Repeat the data word for word. Do not include the pictures.

::: AVAILABLE DATA

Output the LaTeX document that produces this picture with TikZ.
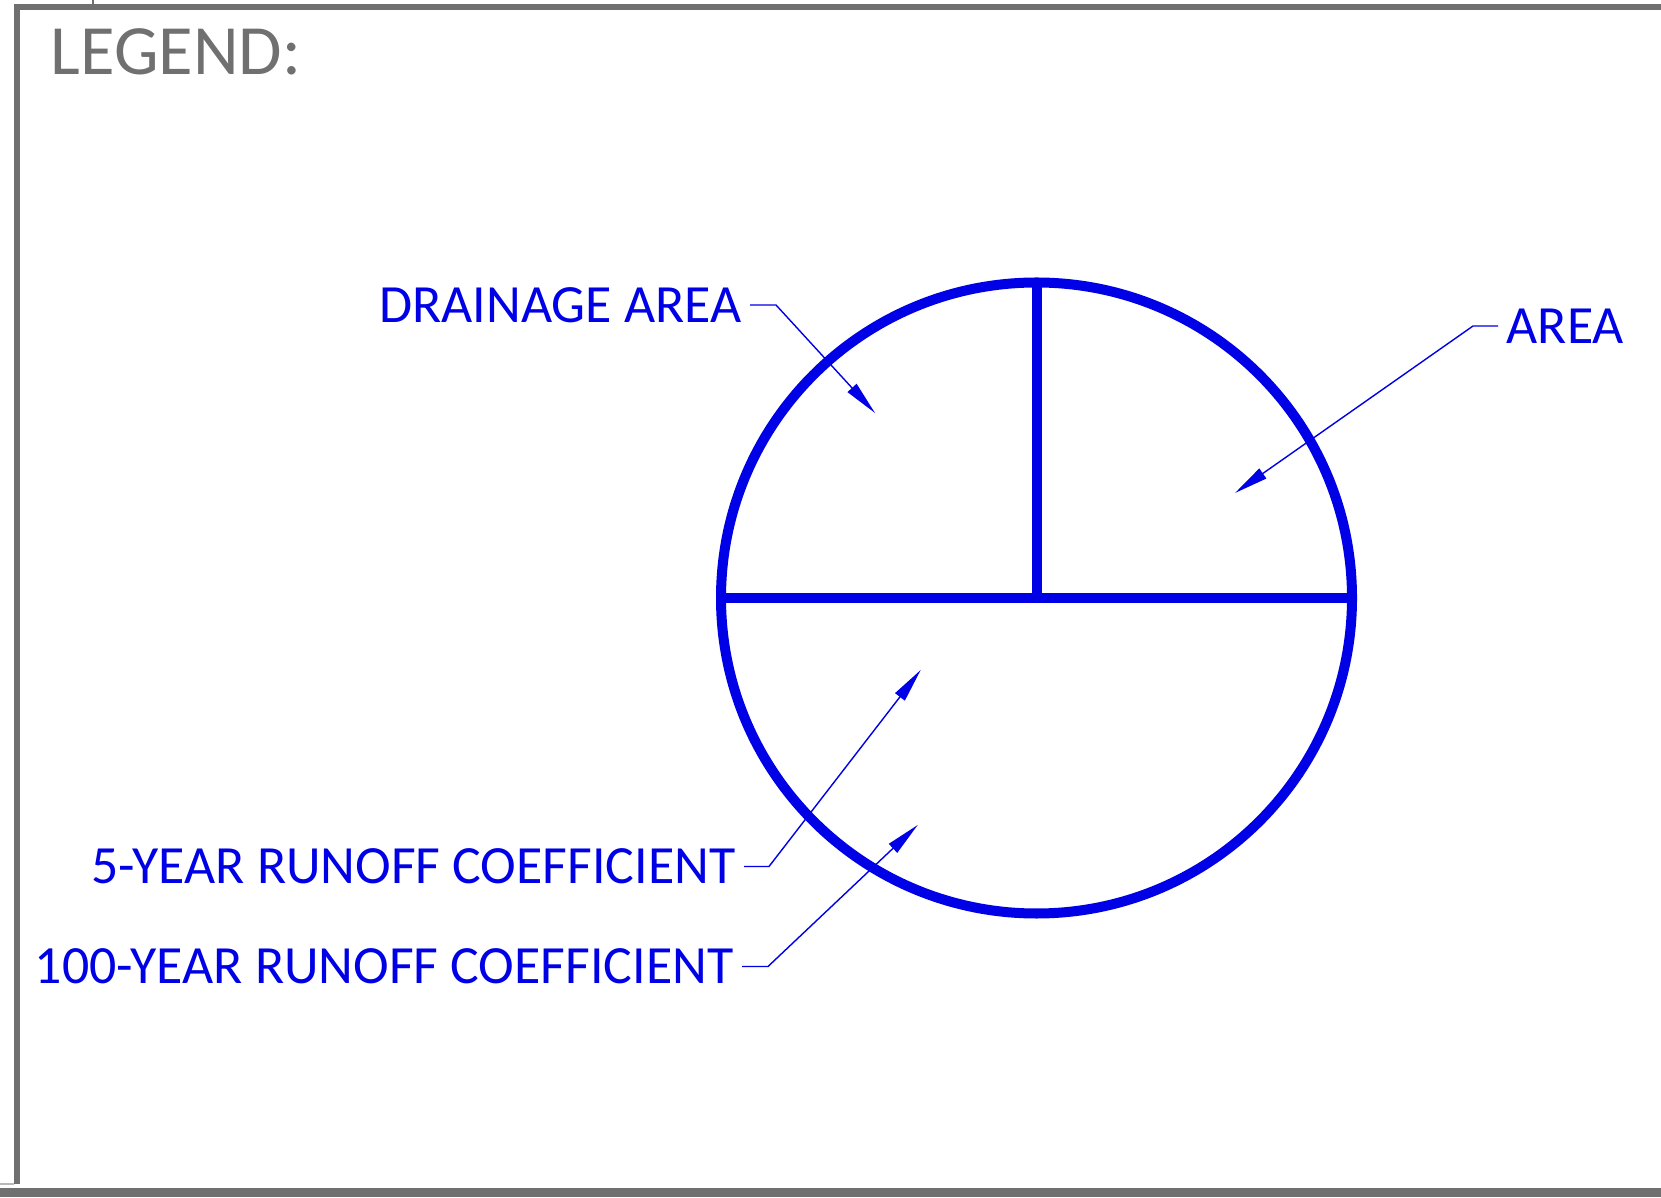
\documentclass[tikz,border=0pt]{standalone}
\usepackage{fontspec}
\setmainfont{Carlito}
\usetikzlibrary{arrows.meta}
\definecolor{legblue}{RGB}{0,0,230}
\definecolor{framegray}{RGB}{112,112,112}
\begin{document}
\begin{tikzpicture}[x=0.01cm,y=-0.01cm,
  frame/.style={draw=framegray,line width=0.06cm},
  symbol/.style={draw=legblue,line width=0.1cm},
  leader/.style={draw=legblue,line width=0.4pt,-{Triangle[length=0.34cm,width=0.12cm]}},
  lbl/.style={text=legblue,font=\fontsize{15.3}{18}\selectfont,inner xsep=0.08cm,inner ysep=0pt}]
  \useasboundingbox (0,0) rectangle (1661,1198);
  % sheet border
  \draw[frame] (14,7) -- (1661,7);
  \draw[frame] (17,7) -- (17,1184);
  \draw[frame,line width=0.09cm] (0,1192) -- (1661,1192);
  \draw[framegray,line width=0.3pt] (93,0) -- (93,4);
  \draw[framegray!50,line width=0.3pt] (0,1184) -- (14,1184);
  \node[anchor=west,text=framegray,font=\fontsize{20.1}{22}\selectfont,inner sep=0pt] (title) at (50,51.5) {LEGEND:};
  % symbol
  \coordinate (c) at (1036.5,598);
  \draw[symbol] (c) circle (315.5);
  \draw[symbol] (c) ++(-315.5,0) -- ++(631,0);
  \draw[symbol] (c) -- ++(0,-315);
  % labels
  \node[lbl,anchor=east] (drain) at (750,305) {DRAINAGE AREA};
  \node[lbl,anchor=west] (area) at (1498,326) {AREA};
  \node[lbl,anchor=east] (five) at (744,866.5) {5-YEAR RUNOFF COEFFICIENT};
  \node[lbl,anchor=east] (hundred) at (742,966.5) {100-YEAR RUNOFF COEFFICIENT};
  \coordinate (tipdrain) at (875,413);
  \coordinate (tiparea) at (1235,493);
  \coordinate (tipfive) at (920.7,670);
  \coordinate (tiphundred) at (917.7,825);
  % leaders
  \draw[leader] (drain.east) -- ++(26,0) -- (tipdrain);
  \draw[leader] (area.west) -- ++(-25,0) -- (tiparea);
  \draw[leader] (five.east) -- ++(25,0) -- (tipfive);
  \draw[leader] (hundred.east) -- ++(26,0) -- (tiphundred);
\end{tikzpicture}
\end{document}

::::::

EXERCISE SOLUTION:
Output the LaTeX document that produces this picture with TikZ.
\documentclass[tikz,border=0pt]{standalone}
\usepackage{fontspec}
\setmainfont{Carlito}
\usetikzlibrary{arrows.meta}
\definecolor{legblue}{RGB}{0,0,230}
\definecolor{framegray}{RGB}{112,112,112}
\begin{document}
\begin{tikzpicture}[x=0.01cm,y=-0.01cm,
  frame/.style={draw=framegray,line width=0.06cm},
  symbol/.style={draw=legblue,line width=0.1cm},
  leader/.style={draw=legblue,line width=0.4pt,-{Triangle[length=0.34cm,width=0.12cm]}},
  lbl/.style={text=legblue,font=\fontsize{15.3}{18}\selectfont,inner xsep=0.08cm,inner ysep=0pt}]
  \useasboundingbox (0,0) rectangle (1661,1198);
  % sheet border
  \draw[frame] (14,7) -- (1661,7);
  \draw[frame] (17,7) -- (17,1184);
  \draw[frame,line width=0.09cm] (0,1192) -- (1661,1192);
  \draw[framegray,line width=0.3pt] (93,0) -- (93,4);
  \draw[framegray!50,line width=0.3pt] (0,1184) -- (14,1184);
  \node[anchor=west,text=framegray,font=\fontsize{20.1}{22}\selectfont,inner sep=0pt] (title) at (50,51.5) {LEGEND:};
  % symbol
  \coordinate (c) at (1036.5,598);
  \draw[symbol] (c) circle (315.5);
  \draw[symbol] (c) ++(-315.5,0) -- ++(631,0);
  \draw[symbol] (c) -- ++(0,-315);
  % labels
  \node[lbl,anchor=east] (drain) at (750,305) {DRAINAGE AREA};
  \node[lbl,anchor=west] (area) at (1498,326) {AREA};
  \node[lbl,anchor=east] (five) at (744,866.5) {5-YEAR RUNOFF COEFFICIENT};
  \node[lbl,anchor=east] (hundred) at (742,966.5) {100-YEAR RUNOFF COEFFICIENT};
  \coordinate (tipdrain) at (875,413);
  \coordinate (tiparea) at (1235,493);
  \coordinate (tipfive) at (920.7,670);
  \coordinate (tiphundred) at (917.7,825);
  % leaders
  \draw[leader] (drain.east) -- ++(26,0) -- (tipdrain);
  \draw[leader] (area.west) -- ++(-25,0) -- (tiparea);
  \draw[leader] (five.east) -- ++(25,0) -- (tipfive);
  \draw[leader] (hundred.east) -- ++(26,0) -- (tiphundred);
\end{tikzpicture}
\end{document}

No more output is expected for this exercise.